The collaboration, which Davis dubbed “B-Fed,” comes after two people were fatally shot in Baltimore in the first two days of August, on top of the dozens of killings that took place in the city in July.
Steve Gomez, who worked for the FBI as part of a joint task force with the Los Angeles Police Department when it launched a collaboration in the wake of the riots that followed the beating of Rodney King, said that that was “very similar to what is occurring in Baltimore.”
Gomez, now a consultant for ABC News, said Baltimore police “clearly need assistance from various agencies and now they’re going to get it.”
“Obviously, they’re overwhelmed,” he added.

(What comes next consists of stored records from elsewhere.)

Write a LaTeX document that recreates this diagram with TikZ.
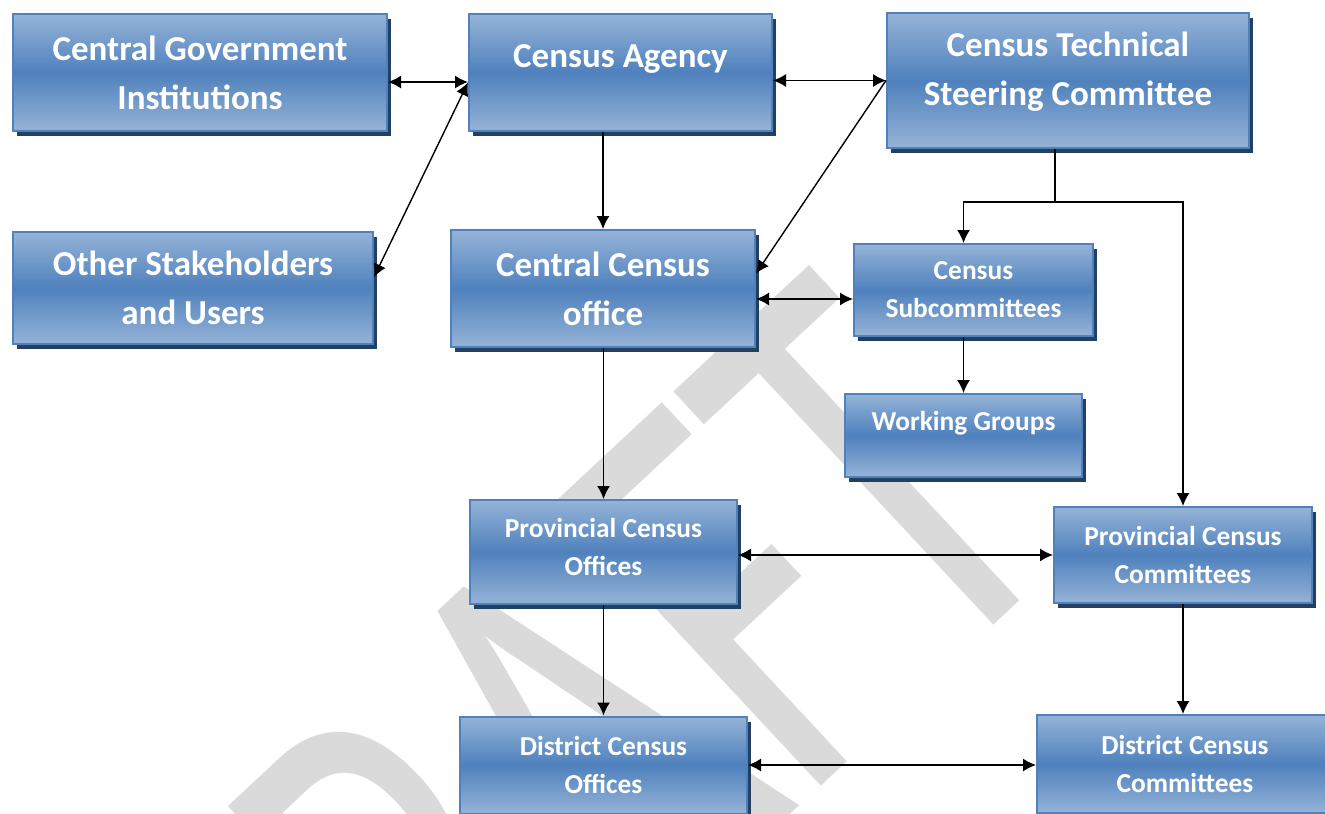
\documentclass[tikz,border=0pt]{standalone}
\usepackage{graphicx}
\usepackage{fontspec}
\setmainfont{Carlito}
\usetikzlibrary{arrows.meta,shadows}

\definecolor{boxtop}{RGB}{149,179,215}
\definecolor{boxmid}{RGB}{79,129,189}
\definecolor{boxline}{RGB}{79,129,189}
\definecolor{boxshade}{RGB}{36,64,97}
\definecolor{wmgray}{RGB}{218,218,218}

\newcommand{\liftline}[2]{\raisebox{#1}[\height][\depth]{#2}}

\begin{document}
\begin{tikzpicture}[x=0.5pt,y=-0.5pt,
  every path/.style={>={Latex[length=6.5pt,width=6.5pt]}},
  box/.style={draw=boxline,line width=1pt,rectangle,top color=boxtop,bottom color=boxtop,middle color=boxmid,
    text=white,align=center,drop shadow={shadow xshift=2pt,shadow yshift=-2.5pt,opacity=1,fill=boxshade}},
  big/.style={box,font=\bfseries\fontsize{17.5pt}{24.5pt}\selectfont},
  small/.style={box,font=\bfseries\fontsize{13.7pt}{19pt}\selectfont},
  link/.style={line width=0.7pt}]
\useasboundingbox (0,0) rectangle (1325,813);
\clip (0,0) rectangle (1325,813);
\fill[white] (0,0) rectangle (1325,813);

% watermark
\node[text=wmgray,rotate=43,font=\fontsize{303pt}{303pt}\selectfont] (draft) at (553,770) {\scalebox{0.66}[1]{DRAFT}};

% top row
\node[big,minimum width=187pt,minimum height=58.5pt]   (cgi)  at (200,72.5)   {Central Government\\Institutions};
\node[big,minimum width=151.5pt,minimum height=58.5pt] (ca)   at (620.5,72.5) {\liftline{7pt}{Census Agency}};
\node[big,minimum width=181pt,minimum height=67.5pt]   (ctsc) at (1068,80.5)  {\liftline{4.5pt}{Census Technical}\\\liftline{4.5pt}{Steering Committee}};
% second row
\node[big,minimum width=180pt,minimum height=56pt]     (osu)  at (193,288)    {Other Stakeholders\\and Users};
\node[big,minimum width=152pt,minimum height=58.5pt]   (cco)  at (603,288.5)  {Central Census\\office};
\node[small,minimum width=119.5pt,minimum height=46pt] (cs)   at (973.5,290)  {Census\\Subcommittees};
\node[small,minimum width=118.5pt,minimum height=41.5pt] (wg) at (963.5,435.5) {\liftline{6pt}{Working Groups}};
% provinces and districts
\node[small,minimum width=133.5pt,minimum height=52pt] (pco)  at (603.5,552)  {\liftline{2.5pt}{Provincial Census}\\\liftline{2.5pt}{Offices}};
\node[small,minimum width=129pt,minimum height=48pt]   (pcc)  at (1183,555)   {Provincial Census\\Committees};
\node[small,minimum width=143.5pt,minimum height=48.5pt] (dco) at (603.5,765) {District Census\\Offices};
\node[small,minimum width=148pt,minimum height=49pt]   (dcc)  at (1185,764)   {District Census\\Committees};

\coordinate (fork) at (1055,202);
\coordinate (csin) at ([yshift=-4.5pt]cs.west);

\draw[link,<->] ([yshift=-4.75pt]cgi.east) -- ([yshift=-4.75pt]ca.west);
\draw[link,<->] ([yshift=-5pt]ca.west) -- ([yshift=5.5pt]osu.east);
\draw[link,<->] (ca.east |- ctsc.west) -- (ctsc.west);
\draw[link,->]  (ctsc.west) -- ([yshift=7.5pt]cco.east);
\draw[link,->]  (cco.north |- ca.south) -- (cco.north);
\draw[link,<->] (cco.east |- csin) -- (csin);
\draw[link]     (ctsc.south -| fork) -- (fork);
\draw[link,->]  (fork) -| ([xshift=-5pt]cs.north);
\draw[link,->]  (fork) -| (pcc.north);
\draw[link,->]  (wg.north |- cs.south) -- (wg.north);
\draw[link,->]  (pco.north |- cco.south) -- (pco.north);
\draw[link,<->] (pco.east |- pcc.west) -- (pcc.west);
\draw[link,->]  (dco.north |- pco.south) -- (dco.north);
\draw[link,->]  (pcc.south) -- (pcc.south |- dcc.north);
\draw[link,<->] (dco.east) -- (dco.east -| dcc.west);
\end{tikzpicture}
\end{document}
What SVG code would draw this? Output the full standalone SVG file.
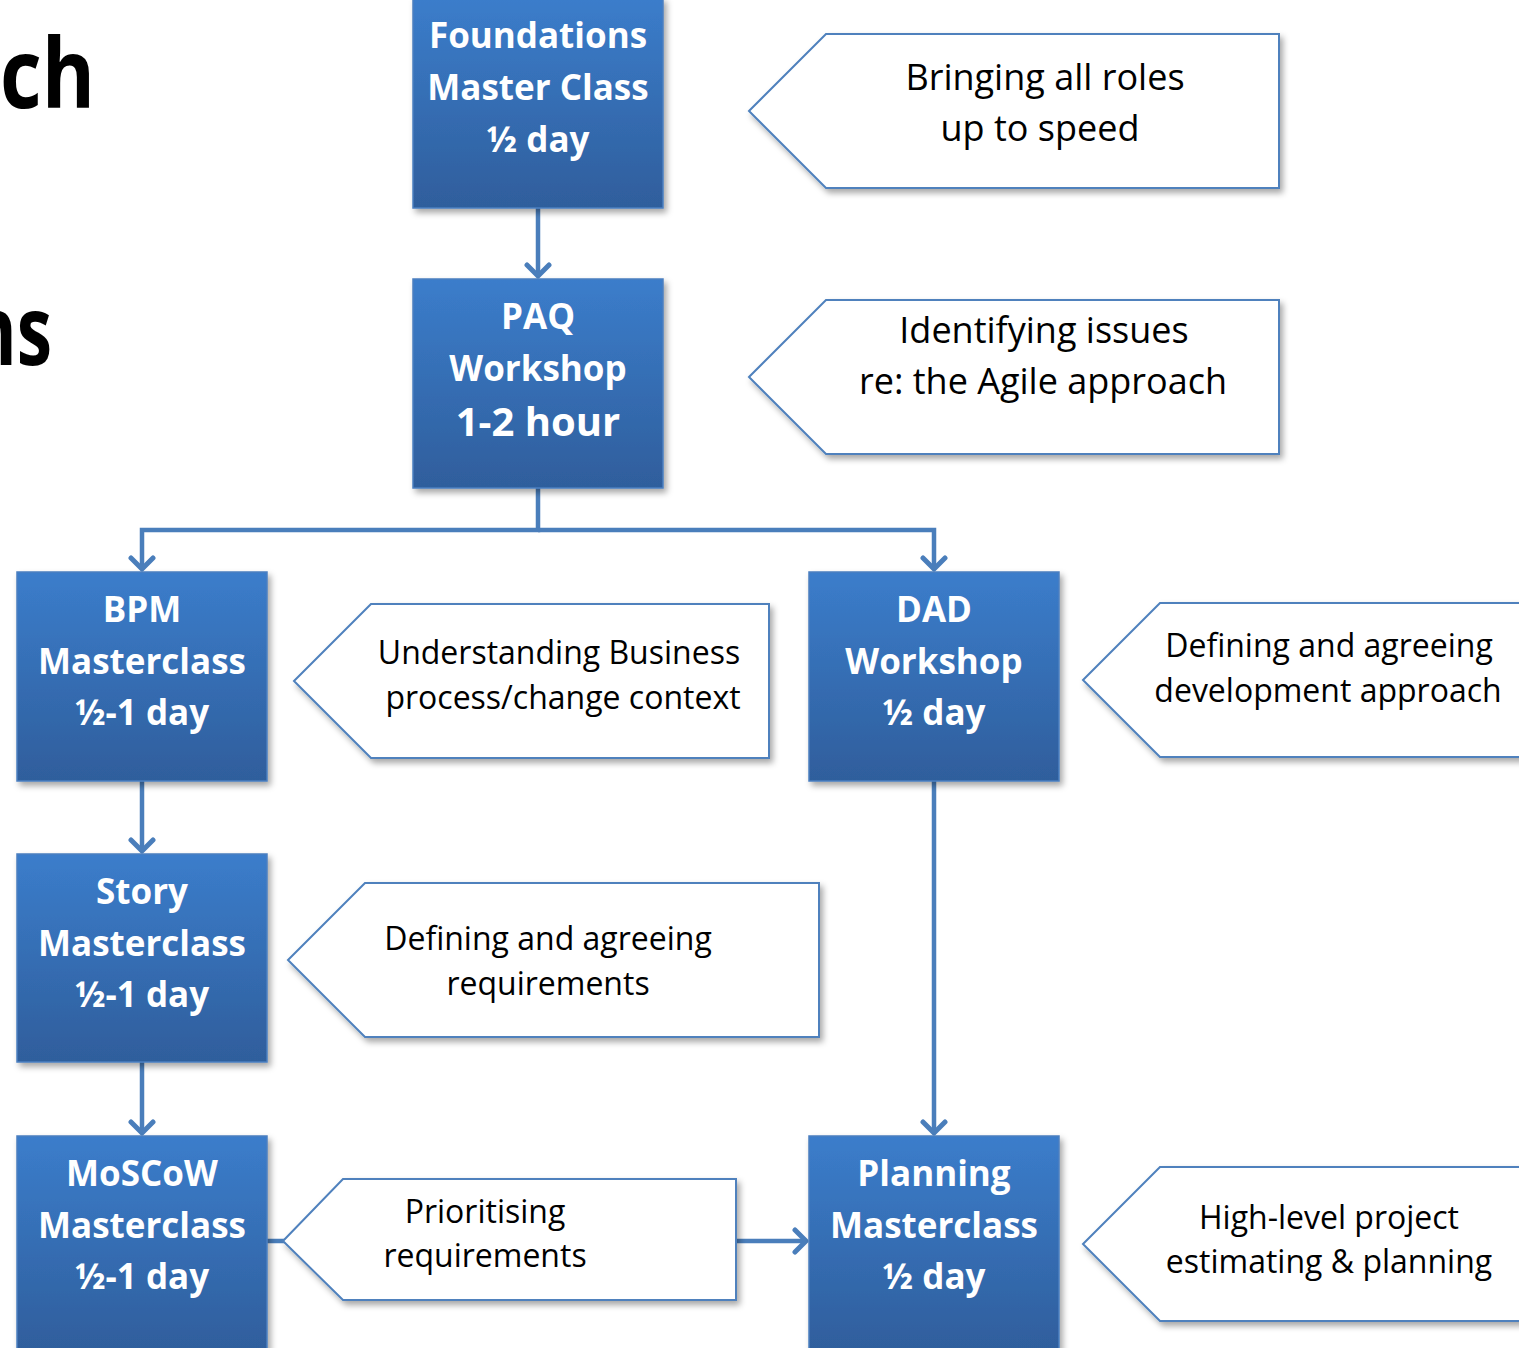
<svg xmlns="http://www.w3.org/2000/svg" width="1519" height="1348" viewBox="0 0 1519 1348">
  <defs>
    <linearGradient id="boxFill" x1="0" y1="0" x2="0" y2="1">
      <stop offset="0" stop-color="#3b7dcb"/>
      <stop offset="1" stop-color="#2f5e9c"/>
    </linearGradient>
    <filter id="shadow" x="-10%" y="-10%" width="125%" height="130%">
      <feDropShadow dx="3" dy="4" stdDeviation="3" flood-color="#000" flood-opacity="0.35"/>
    </filter>
    <marker id="arrow" viewBox="0 0 18 28" refX="14" refY="14" markerWidth="18" markerHeight="28" orient="auto" markerUnits="userSpaceOnUse">
      <path d="M3,3 L14,14 L3,25" fill="none" stroke="#4a7ebb" stroke-width="5" stroke-linecap="round" stroke-linejoin="round"/>
    </marker>
    <style>
      .box { fill: url(#boxFill); stroke: #4b7fc0; stroke-width: 1.5; filter: url(#shadow); }
      .btxt { font-family: "Open Sans", "DejaVu Sans", sans-serif; font-weight: bold; font-size: 35px; fill: #ffffff; text-anchor: middle; }
      .big { font-size: 40px; }
      .call { fill: #ffffff; stroke: #4f81bd; stroke-width: 2; filter: url(#shadow); }
      .ctxt { font-family: "Open Sans", "DejaVu Sans", sans-serif; font-size: 32px; fill: #000000; text-anchor: middle; }
      .ctxt.lg { font-size: 36px; }
      .conn { fill: none; stroke: #4a7ebb; stroke-width: 4.5; }
      .title { font-family: "Open Sans", "Liberation Sans", sans-serif; font-weight: bold; font-size: 96px; fill: #000000; }
    </style>
  </defs>

  <rect width="1519" height="1348" fill="#ffffff"/>

  <!-- heading fragments on the left edge -->
  <text class="title" x="0" y="108" textLength="95" lengthAdjust="spacingAndGlyphs">ch</text>
  <text class="title" x="-30" y="365" textLength="82" lengthAdjust="spacingAndGlyphs">ns</text>

  <!-- connectors -->
  <g id="connectors">
    <path class="conn" d="M538,208 V276" marker-end="url(#arrow)"/>
    <path class="conn" d="M538,488 V530 H142 V569" marker-end="url(#arrow)"/>
    <path class="conn" d="M538,530 H934 V569" marker-end="url(#arrow)"/>
    <path class="conn" d="M142,781 V851" marker-end="url(#arrow)"/>
    <path class="conn" d="M142,1062 V1133" marker-end="url(#arrow)"/>
    <path class="conn" d="M934,781 V1133" marker-end="url(#arrow)"/>
    <path class="conn" d="M267,1241 H806" marker-end="url(#arrow)"/>
  </g>

  <!-- course nodes -->
  <g id="foundations">
    <rect class="box" x="413" y="-2" width="250" height="210"/>
    <text class="btxt" x="538" y="48">Foundations</text>
    <text class="btxt" x="538" y="100">Master Class</text>
    <text class="btxt" x="538" y="152">½ day</text>
  </g>
  <g id="paq">
    <rect class="box" x="413" y="279" width="250" height="209"/>
    <text class="btxt" x="538" y="329">PAQ</text>
    <text class="btxt" x="538" y="381">Workshop</text>
    <text class="btxt big" x="538" y="436">1-2 hour</text>
  </g>
  <g id="bpm">
    <rect class="box" x="17" y="572" width="250" height="209"/>
    <text class="btxt" x="142" y="622">BPM</text>
    <text class="btxt" x="142" y="674">Masterclass</text>
    <text class="btxt" x="142" y="725">½-1 day</text>
  </g>
  <g id="story">
    <rect class="box" x="17" y="854" width="250" height="208"/>
    <text class="btxt" x="142" y="904">Story</text>
    <text class="btxt" x="142" y="956">Masterclass</text>
    <text class="btxt" x="142" y="1007">½-1 day</text>
  </g>
  <g id="moscow">
    <rect class="box" x="17" y="1136" width="250" height="216"/>
    <text class="btxt" x="142" y="1186">MoSCoW</text>
    <text class="btxt" x="142" y="1238">Masterclass</text>
    <text class="btxt" x="142" y="1289">½-1 day</text>
  </g>
  <g id="dad">
    <rect class="box" x="809" y="572" width="250" height="209"/>
    <text class="btxt" x="934" y="622">DAD</text>
    <text class="btxt" x="934" y="674">Workshop</text>
    <text class="btxt" x="934" y="725">½ day</text>
  </g>
  <g id="planning">
    <rect class="box" x="809" y="1136" width="250" height="216"/>
    <text class="btxt" x="934" y="1186">Planning</text>
    <text class="btxt" x="934" y="1238">Masterclass</text>
    <text class="btxt" x="934" y="1289">½ day</text>
  </g>

  <!-- description callouts -->
  <g id="note-foundations">
    <path class="call" d="M749,111 L826,34 H1279 V188 H826 Z"/>
    <text class="ctxt lg" x="1045" y="90">Bringing all roles</text>
    <text class="ctxt lg" x="1040" y="141">up to speed</text>
  </g>
  <g id="note-paq">
    <path class="call" d="M749,377 L826,300 H1279 V454 H826 Z"/>
    <text class="ctxt lg" x="1044" y="343">Identifying issues</text>
    <text class="ctxt lg" x="1043" y="394">re: the Agile approach</text>
  </g>
  <g id="note-bpm">
    <path class="call" d="M294,681 L371,604 H769 V758 H371 Z"/>
    <text class="ctxt" x="559" y="664">Understanding Business</text>
    <text class="ctxt" x="563" y="709">process/change context</text>
  </g>
  <g id="note-dad">
    <path class="call" d="M1083,680 L1160,603 H1530 V757 H1160 Z"/>
    <text class="ctxt" x="1329" y="657">Defining and agreeing</text>
    <text class="ctxt" x="1328" y="702">development approach</text>
  </g>
  <g id="note-story">
    <path class="call" d="M288,960 L365,883 H819 V1037 H365 Z"/>
    <text class="ctxt" x="548" y="950">Defining and agreeing</text>
    <text class="ctxt" x="548" y="995">requirements</text>
  </g>
  <g id="note-moscow">
    <path class="call" d="M283,1241 L343,1179 H736 V1300 H343 Z"/>
    <text class="ctxt" x="485" y="1223">Prioritising</text>
    <text class="ctxt" x="485" y="1267">requirements</text>
  </g>
  <g id="note-planning">
    <path class="call" d="M1083,1244 L1160,1167 H1530 V1321 H1160 Z"/>
    <text class="ctxt" x="1329" y="1229">High-level project</text>
    <text class="ctxt" x="1329" y="1273">estimating &amp; planning</text>
  </g>
</svg>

Rioting in Baltimore took place after the funeral service of Freddie Gray in late April, who died from injuries he suffered while in police custody.
“It’s a snowball effect from the time that the riots began moving forward … Violence begets violence and the criminals are feeling empowered to commit more crime,” Gomez said.
One of the benefits of calling in the federal agents, Gomez said, was that in addition to using the extra resources available at the federal level, they will be able to take on more cases that may have been passed over if the extra staff weren’t on hand.
“They’ll authorize the federal agencies … basically to investigate and take in cases that normally may not meet the prosecuting threshold and that’s because of the rise in violence and the federal government along with the state of Maryland are reprioritizing and committing their agencies to take on cases that will help deal with the rise in violence in Baltimore,” he said.